Mempawah Kalbar, Wartapembaruan.co.id -- Terkait gonjang ganjing kepengurusan Yayasan Pelayanan Kematian Orang Tionghoa ( YPKOT ) yang berkedudukan di Kab. Mempawah Kalbar menarik untuk dicermati mengingat persoalan yayasan merupakan persoalan publik dan masuk dalam ranah hukum publik ucap Dr Herman Hofi Munawar kepada awak media hari Senin 10 Juni 2024 Wib.
Pengamat Hukum dan Kebijakan Publik Kalbar Dr. Herman Hofi Munawar mengatakan Masa bakti kepengurusan yayasan selama 5 tahun setelah itu dapat dipilih kembali. Organ dalam yayasan terdiri dari Pembina, Pengawas dan Pengurus.
Dalam yayasan pembina memiliki kedudukan tertinggi dapat mengangkat dan memberhentikan organ yayasan dan melakukan perubahan AD/ART. namun pembina tidak boleh turut campur dalam pengelolaan dan pengurusan yayasan.
Hal ini dipertegas dalam Pasal 28 ayat (1) UU No. 6 Thn 2001 tentang Yayasan. katanya (10/6/2024).
Jika masa kepengurusan berakhir maka pembina melakukan rapat untuk melakukan perubahan kepengurusan dan perubahan AD/ART. Rapat pembina dinyatakan sah jika d dihadiri paling sedikit 2/3 dari jumlah anggota Pembina hadir. dan 2/3 yang hadir menyetujui perubahan itu. Hal ini di atur dalam Pasal 17 Ayat (2) UU Yayasan.
Persoalannya pada Yayasan Pelayanan Kematian Orang Tionghoa ( YPKOT ) Mempawah pembina berjumlah 3 orang dan 2 orang diantara nya telah meninggal. Dunia, hanya ada 1 orang pembina. Mengingat pembina hanya ada 1 orang maka tidak mungkin memenuhi ketentuan pasal 28 UU Yayasan. Dengan demikian 1 (satu) orang pembina tidak sah melakukan tindakan-tindakan pengehentian pengurus maupun pengangkatan pengurus dan melakukan perubahan AD/ART.

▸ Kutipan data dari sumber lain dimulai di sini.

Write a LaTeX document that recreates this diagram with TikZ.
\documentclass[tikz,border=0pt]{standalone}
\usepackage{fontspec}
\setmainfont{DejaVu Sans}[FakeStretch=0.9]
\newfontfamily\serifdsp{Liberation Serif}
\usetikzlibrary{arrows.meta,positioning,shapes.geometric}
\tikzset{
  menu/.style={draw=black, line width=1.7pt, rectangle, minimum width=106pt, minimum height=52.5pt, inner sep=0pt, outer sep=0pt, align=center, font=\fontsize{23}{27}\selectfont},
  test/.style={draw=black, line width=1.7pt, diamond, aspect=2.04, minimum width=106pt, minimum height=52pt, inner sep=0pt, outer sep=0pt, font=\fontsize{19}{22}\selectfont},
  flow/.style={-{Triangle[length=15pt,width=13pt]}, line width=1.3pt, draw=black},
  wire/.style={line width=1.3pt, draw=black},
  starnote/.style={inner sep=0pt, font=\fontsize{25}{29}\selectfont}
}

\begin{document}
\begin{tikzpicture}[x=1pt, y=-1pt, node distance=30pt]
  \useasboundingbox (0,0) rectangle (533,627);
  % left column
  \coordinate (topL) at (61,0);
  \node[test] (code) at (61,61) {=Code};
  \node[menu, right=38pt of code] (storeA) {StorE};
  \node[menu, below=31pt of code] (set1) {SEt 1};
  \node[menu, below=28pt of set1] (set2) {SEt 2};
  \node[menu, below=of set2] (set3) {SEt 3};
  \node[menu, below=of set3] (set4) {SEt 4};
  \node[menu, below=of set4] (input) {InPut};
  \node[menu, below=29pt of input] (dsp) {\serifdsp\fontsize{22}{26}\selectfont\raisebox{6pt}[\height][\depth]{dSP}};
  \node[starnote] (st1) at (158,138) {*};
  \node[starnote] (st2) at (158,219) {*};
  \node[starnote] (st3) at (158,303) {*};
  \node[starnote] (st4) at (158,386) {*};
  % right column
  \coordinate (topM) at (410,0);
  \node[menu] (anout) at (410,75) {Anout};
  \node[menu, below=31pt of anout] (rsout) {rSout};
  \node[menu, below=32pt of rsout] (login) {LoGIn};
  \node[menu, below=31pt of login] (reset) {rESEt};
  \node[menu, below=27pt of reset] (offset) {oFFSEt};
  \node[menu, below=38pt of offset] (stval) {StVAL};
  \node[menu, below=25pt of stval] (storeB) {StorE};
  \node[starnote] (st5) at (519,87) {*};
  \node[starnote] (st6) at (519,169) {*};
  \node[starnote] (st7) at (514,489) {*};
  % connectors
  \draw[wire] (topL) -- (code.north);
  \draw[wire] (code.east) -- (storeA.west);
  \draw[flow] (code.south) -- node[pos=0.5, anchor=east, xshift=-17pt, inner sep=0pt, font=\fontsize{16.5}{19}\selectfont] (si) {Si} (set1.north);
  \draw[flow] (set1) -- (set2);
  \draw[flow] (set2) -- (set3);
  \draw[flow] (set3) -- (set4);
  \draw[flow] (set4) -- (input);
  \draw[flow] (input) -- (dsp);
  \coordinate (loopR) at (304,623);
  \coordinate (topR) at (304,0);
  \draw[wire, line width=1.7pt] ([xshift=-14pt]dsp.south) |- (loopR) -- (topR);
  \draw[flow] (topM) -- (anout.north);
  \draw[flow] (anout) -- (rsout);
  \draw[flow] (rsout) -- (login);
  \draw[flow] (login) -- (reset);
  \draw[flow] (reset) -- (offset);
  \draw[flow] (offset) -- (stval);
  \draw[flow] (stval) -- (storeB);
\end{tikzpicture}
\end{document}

Jika masa kepengurusan yayasan telah berakhir sementara pembina hanya ada 1 (satu) orang tidak bisa melaksanakan amanah Pasal 28 (1) UU. No.6 Th. 2001.

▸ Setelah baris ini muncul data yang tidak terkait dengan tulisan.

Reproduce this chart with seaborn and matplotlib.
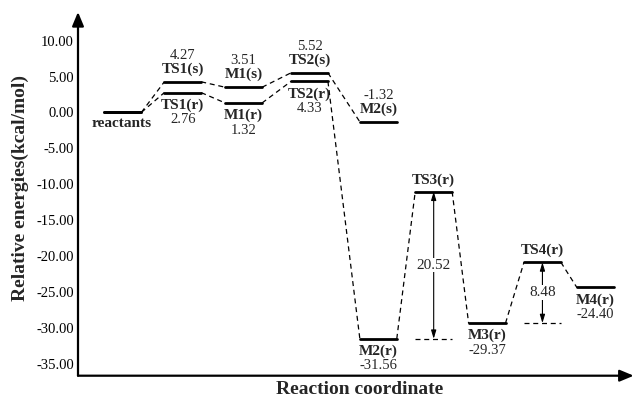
import numpy as np
import pandas as pd
import matplotlib
matplotlib.use("Agg")
import matplotlib.pyplot as plt
import seaborn as sns

# stages along the reaction coordinate
stages = ["reactants", "TS1", "M1", "TS2", "M2", "TS3", "M3", "TS4", "M4"]

# s path (stops at M2(s)) and r path (full)
s_labels = ["reactants", "TS1(s)", "M1(s)", "TS2(s)", "M2(s)"]
s_energy = [0.00, 4.27, 3.51, 5.52, -1.32]

r_labels = ["reactants", "TS1(r)", "M1(r)", "TS2(r)", "M2(r)", "TS3(r)", "M3(r)", "TS4(r)", "M4(r)"]
r_energy = [0.00, 2.76, 1.32, 4.33, -31.56, -11.04, -29.37, -20.89, -24.40]

# barriers drawn with double arrows: (ts stage, min stage, value)
barrier_ts = ["TS3", "TS4"]
barrier_from = ["M2", "M3"]
barrier_vals = [20.52, 8.48]

yticks = [10, 5, 0, -5, -10, -15, -20, -25, -30, -35]

# layout (pixel-like units along the x axis)
stage_pos = [45, 105, 166, 232, 301, 356.5, 410, 465.5, 518.5]
half_w = 18.5
pos = dict(zip(stages, stage_pos))

sns.set_theme(style="white")
plt.rcParams["font.family"] = ["Liberation Serif", "DejaVu Serif"]

fig = plt.figure(figsize=(6.35, 3.99), dpi=100)
ax = fig.add_axes([78 / 635, (399 - 375.7) / 399, 0.998 - 78 / 635, (375.7 - 12) / 399])


def levels_frame(names, energies):
    rows = []
    for i, (st, e) in enumerate(zip(names, energies)):
        x0 = pos[st]
        rows.append({"seg": i, "x": x0 - half_w, "E": e})
        rows.append({"seg": i, "x": x0 + half_w, "E": e})
    return pd.DataFrame(rows)


def links_frame(names, energies):
    rows = []
    for i in range(len(names) - 1):
        rows.append({"seg": i, "x": pos[names[i]] + half_w, "E": energies[i]})
        rows.append({"seg": i, "x": pos[names[i + 1]] - half_w, "E": energies[i + 1]})
    return pd.DataFrame(rows)


s_stages = stages[:len(s_energy)]
lv = pd.concat([levels_frame(s_stages, s_energy).assign(path="s"),
                levels_frame(stages, r_energy).assign(path="r")])
lv["uid"] = lv["path"] + lv["seg"].astype(str)
lk = pd.concat([links_frame(s_stages, s_energy).assign(path="s"),
                links_frame(stages, r_energy).assign(path="r")])
lk["uid"] = lk["path"] + lk["seg"].astype(str)

sns.lineplot(data=lk, x="x", y="E", units="uid", estimator=None, sort=False,
             color="black", lw=0.9, linestyle=(0, (4, 3)), ax=ax)
sns.lineplot(data=lv, x="x", y="E", units="uid", estimator=None, sort=False,
             color="black", lw=2.0, ax=ax)

lab_fs = 11
num_fs = 10.5


def put(x, y, txt, dy, bold=False, fs=num_fs):
    ax.annotate(txt, (x, y), xytext=(0, dy), textcoords="offset points",
                ha="center", va="center", fontsize=fs,
                fontweight="bold" if bold else "normal")


# s path labels: above the level (reactants below)
for st, lab, e in zip(s_stages, s_labels, s_energy):
    if lab == "reactants":
        put(pos[st] - 1, e, lab, -8, bold=True, fs=lab_fs)
        continue
    put(pos[st], e, lab, 9, bold=True, fs=lab_fs)
    put(pos[st], e, "%.2f" % e, 19)

# r path labels
for st, lab, e in zip(stages, r_labels, r_energy):
    if lab == "reactants":
        continue
    if st in barrier_ts:
        put(pos[st], e, lab, 8.5, bold=True, fs=lab_fs)
        continue
    put(pos[st], e, lab, -9, bold=True, fs=lab_fs)
    put(pos[st], e, "%.2f" % e, -19.5)

# barrier arrows
for ts, lo, val in zip(barrier_ts, barrier_from, barrier_vals):
    x0 = pos[ts]
    e_top = r_energy[stages.index(ts)]
    e_low = r_energy[stages.index(lo)]
    ax.plot([x0 - half_w, x0 + half_w], [e_low, e_low], color="black",
            lw=0.9, linestyle=(0, (4, 3)))
    ax.annotate("", xy=(x0, e_top), xytext=(x0, e_low),
                arrowprops=dict(arrowstyle="<|-|>,head_length=0.5,head_width=0.15",
                                color="black", lw=0.8, shrinkA=0, shrinkB=0,
                                mutation_scale=10))
    ax.text(x0, (e_top + e_low) / 2, "%.2f" % val, ha="center", va="center",
            fontsize=11, bbox=dict(facecolor="white", edgecolor="none", pad=0.5))

ax.set_xlim(0, 557)
ax.set_ylim(-36.7, 14.0)
ax.set_yticks(yticks)
ax.set_yticklabels(["%.2f" % t for t in yticks], fontsize=10.5)
ax.set_xticks([])
ax.tick_params(axis="y", direction="in", length=7, width=1.5, pad=3, colors="black")
ax.set_xlabel("")
ax.set_ylabel("")
for sp in ax.spines.values():
    sp.set_visible(False)

# axis arrows
ax.annotate("", xy=(0, 1), xytext=(0, 0), xycoords="axes fraction",
            arrowprops=dict(arrowstyle="-|>,head_length=0.6,head_width=0.25",
                            color="black", lw=1.6, shrinkA=0, shrinkB=0,
                            mutation_scale=14), annotation_clip=False)
ax.annotate("", xy=(1, 0), xytext=(0, 0), xycoords="axes fraction",
            arrowprops=dict(arrowstyle="-|>,head_length=0.6,head_width=0.25",
                            color="black", lw=1.6, shrinkA=0, shrinkB=0,
                            mutation_scale=14), annotation_clip=False)

fig.text(20 / 635, 1 - 188 / 399, "Relative energies(kcal/mol)", rotation=90,
         ha="center", va="center", fontsize=14, fontweight="bold")
fig.text(360 / 635, 1 - 389 / 399, "Reaction coordinate",
         ha="center", va="center", fontsize=14, fontweight="bold")

fig.savefig("out.png", dpi=100, facecolor="white")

Dr. Herman Hofi Munawar yang juga Ketua LBH “Herman Hofi Law” mengatakan YPKOT hanya memiliki 1 orang pembina maka dapat dimaknai telah terjadi kekosongan pembina atau tidak lagi memiliki pembina, maka paling lambat dalam waktu 30 hari sejak tanggal kekosongan, pengurus dan pengawas wajib mengadakan rapat gabungan guna mengangkat pembina. Apabila rapat gabungan pengurus dan pengawas telah menetapkan anggota Pembina yang akan menggantikan anggota-anggota Pembina yang telah meninggal dunia, maka susunan anggota Pembina yang baru segera diberitahukan kepada Menkumham.
Setelah sejumlah pembina telah terbentuk dan telah disampaikan pada Kemenkumham maka pembina akan bermusyawarah menentukan pengurus dan pengawas Yayasan. Jika pengurus dan pengawas terlebih dahulu dibentuk dan sekanjut baru pembina, maka semua putusan itu batal demi hukum.
Perlu di pahami bahwa yayasan itu sudah menjadi milik publik. Yayasan bukan lagi milik para pendiri, pengawas maupun pengurus.
Kata “memiliki” bukan berarti merujuk pada suatu hak milik, akan tetapi merujuk pada hubungan hukum atau kepentingan yang langsung melekat oleh publik/masyarakat.
Meskipun pembina memiliki kewenangan untuk memberhentikan dan mengangkat pengurus dan pengawas, bukan berarti keputusan pembina itu mutlak sebagai keputusan yang final. Keputusan tersebut, dapat dibatalkan/dianulir atas permohonan pihak yang berkepentingan/masyarakat atau kejaksaan, dalam hal mewakili kepentingan umum kepada pengadilan dengan alasan pemberhentian tersebut tidak sesuai dengan UU dan AD yayasan dan dimaknai perbuatan melawan hukum.
Dari uraian di atas, menunjukkan bahwa keberadaan organ yayasan, baik pembina, pengurus dan pengawas, tidak ada yang memiliki kedudukan/posisi yang lebih tinggi. Melainkan, masing-masing dari tiap organ yayasan memiliki tugas dan kewenangan masing-masing sebagaimana diatur dalam UU Yayasan dan AD Yayasan.tutupnya Herman Hofi.